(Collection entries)
====
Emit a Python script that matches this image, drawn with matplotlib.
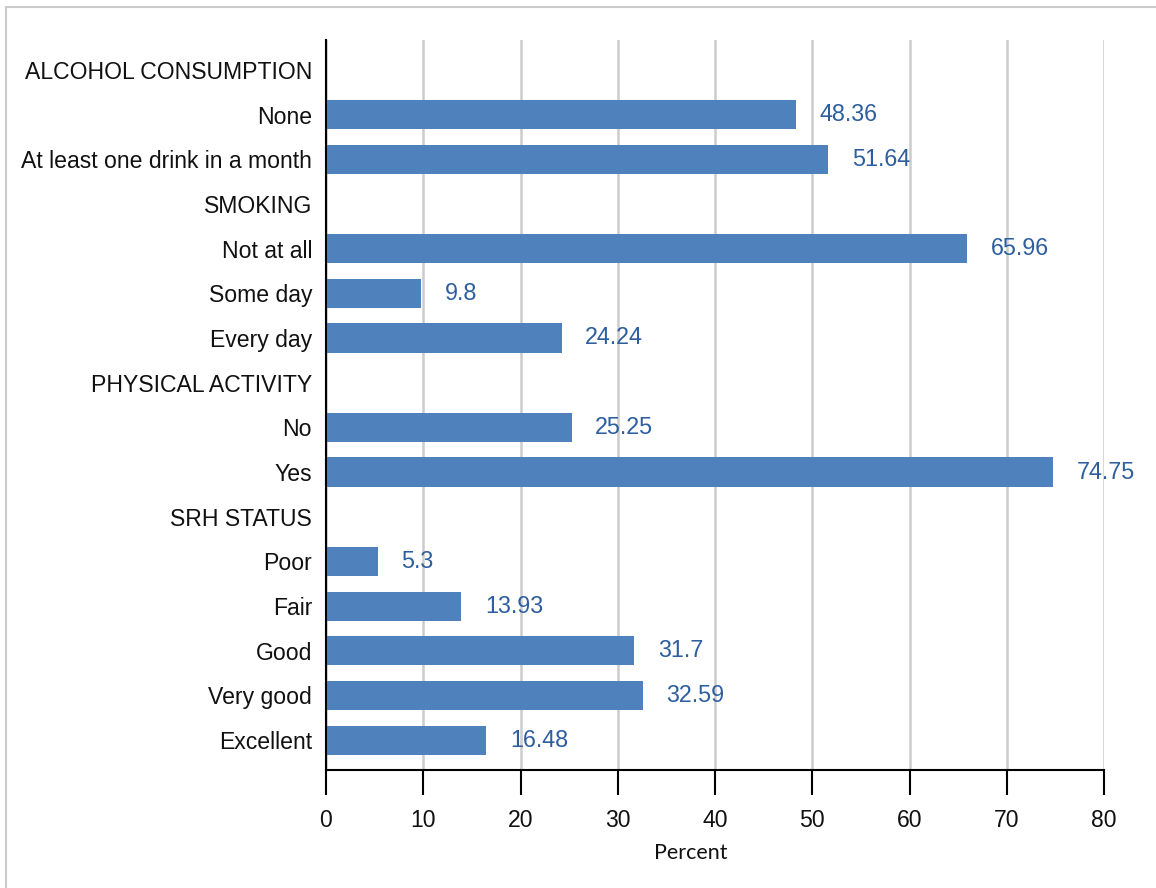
import matplotlib
matplotlib.use("Agg")
import matplotlib.pyplot as plt
from matplotlib.lines import Line2D
import numpy as np

categories = ["ALCOHOL CONSUMPTION", "None", "At least one drink in a month",
              "SMOKING", "Not at all", "Some day", "Every day",
              "PHYSICAL ACTIVITY", "No", "Yes",
              "SRH STATUS", "Poor", "Fair", "Good", "Very good", "Excellent"]
values = [None, 48.36, 51.64,
          None, 65.96, 9.8, 24.24,
          None, 25.25, 74.75,
          None, 5.3, 13.93, 31.7, 32.59, 16.48]
xticks = [0, 10, 20, 30, 40, 50, 60, 70, 80]

plt.rcParams['font.family'] = ['Liberation Sans', 'DejaVu Sans']

fig = plt.figure(figsize=(11.56, 8.88), dpi=100)
ax = fig.add_axes([326/1156, 1-770/888, (1104-326)/1156, (770-40)/888])

bar_color = "#4F81BD"
label_color = "#2E5E9E"

y = np.arange(len(categories))
for yi, v in zip(y, values):
    if v is None:
        continue
    ax.barh(yi, v, height=0.65, color=bar_color, zorder=3)
    ax.annotate(str(v), (v, yi), xytext=(17, 0), textcoords="offset points",
                color=label_color, fontsize=16.8, va="center", ha="left", zorder=4)

ax.set_ylim(len(categories) - 1 + 0.67, -0.67)
ax.set_xlim(0, 80)
ax.set_yticks(y)
ax.set_yticklabels(categories, fontsize=16.6, color="#111111")
ax.set_xticks(xticks)
ax.set_xticklabels([str(t) for t in xticks], fontsize=16.6, color="#111111")
ax.tick_params(axis="y", length=0, pad=10)
ax.tick_params(axis="x", length=18, width=1.5, direction="out", pad=10, color="black")

ax.grid(axis="x", color="#CCCCCC", linewidth=1.8, zorder=0)
ax.set_axisbelow(True)
for s in ["top", "right"]:
    ax.spines[s].set_visible(False)
for s in ["left", "bottom"]:
    ax.spines[s].set_linewidth(1.5)
    ax.spines[s].set_color("black")
    ax.spines[s].set_zorder(5)

ax.set_xlabel("Percent", fontsize=15.5, family=["Lato", "DejaVu Sans"], color="#111111")
ax.xaxis.set_label_coords((691-326)/(1104-326), -(843-770)/(770-40))

fig.add_artist(Line2D([6/1156, 1], [1-7/888, 1-7/888], color="#CCCCCC", linewidth=1.5,
                      transform=fig.transFigure))
fig.add_artist(Line2D([6/1156, 6/1156], [0, 1-7/888], color="#CCCCCC", linewidth=1.5,
                      transform=fig.transFigure))

fig.savefig("out.png", dpi=100)
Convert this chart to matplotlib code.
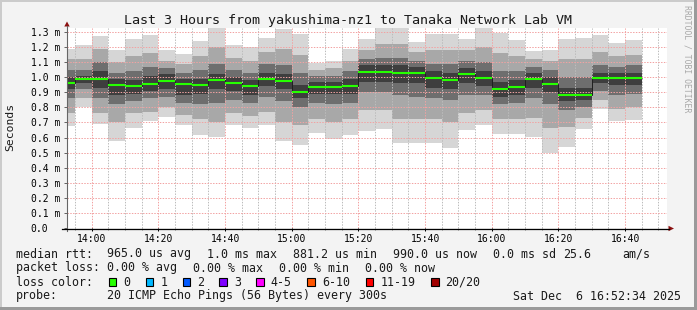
====
What is expected> Please extract exactly the lines of the data, from the first through the line containing "import numpy as np", and add no pictures to the copy.

Written solution>
Emit a Python script that matches this image, drawn with matplotlib.
import matplotlib
matplotlib.use("Agg")
import matplotlib.pyplot as plt
from matplotlib.lines import Line2D
import numpy as np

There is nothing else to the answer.